Beer Review: New Belgium French Oak Saison

Photo by Kevin Gibson
Photo by Kevin Gibson

New Belgium Brewing Company is home to one of the largest barrel cellars in the U.S., according to Beer Street Journal. Coming from that cellar are tasty concoctions like La Folie and the recently-dropped French Oak Saison.

Aged in French-oak foeders for 15 to 18 months and then bottle conditioned, the beer pays tribute to aging methods native to the Flanders region of Belgium. The time and effort put into the beer certainly pays off in its quality.

It pours a hazy golden color with plenty of foamy white head, and immediately the notes of fruit begin emanating from it. The tropical tones overtake all else, and it is almost reminiscent of a white wine or even a dry cider.

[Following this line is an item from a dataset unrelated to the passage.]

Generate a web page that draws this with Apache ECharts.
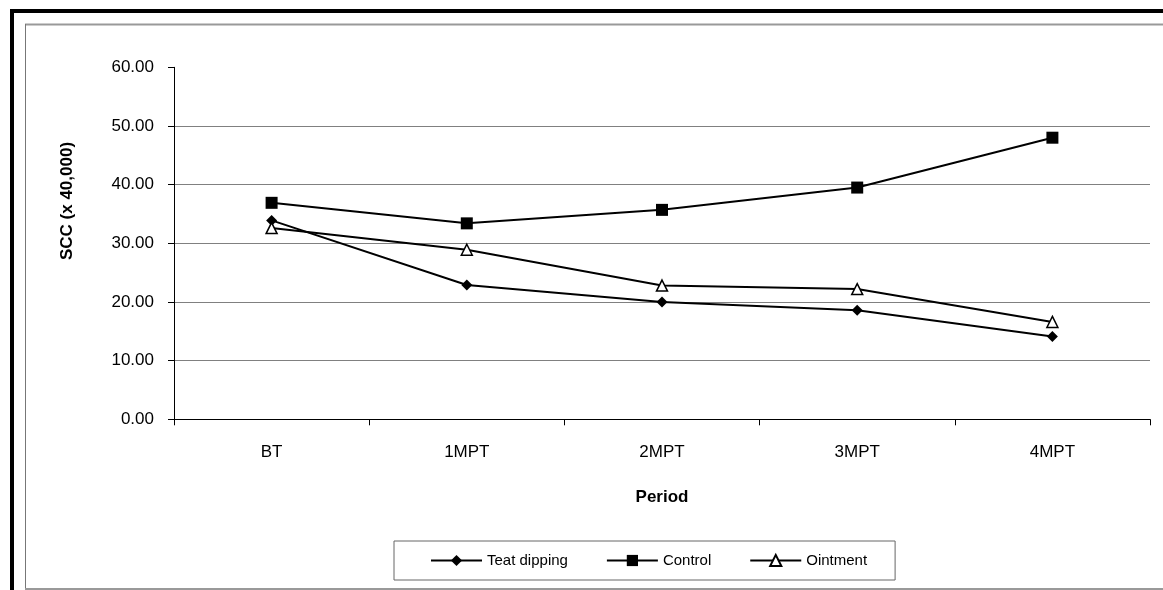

The flavor echoes the aroma with a dry, crisp body and notes of lemon, melon and grape. There might even be a hint of apple in the flavor profile. The oak is secondary, adding just enough balance to the sweetness. There’s also just a bit of peppery spice as well that only adds to the pucker in the tartness of the beer.

The astringency doesn’t let up either, which leaves you with a fresh, clean feeling on the palate. Rye and spelt are the grains at work, while the surprising character added by Huell Melon and Tettnang hops sets this one apart – New Belgium pulled uniqueness out of this one, which it notes is inspired by Wallonia-style traditions.

Personally, farmhouse ales such as this one have been hit or miss with my palate, but when I find one that is done this well, it’s tough to resist. This one comes in at 7.5 percent ABV, as an added bonus, so while it packs a bit of a kick, it’s not so much so that you can’t sip this one for a while on a sunny spring day.

The beer is a limited release only available on draft and in 22-ounce bottles, so get it while you can. It won’t stay on shelves long.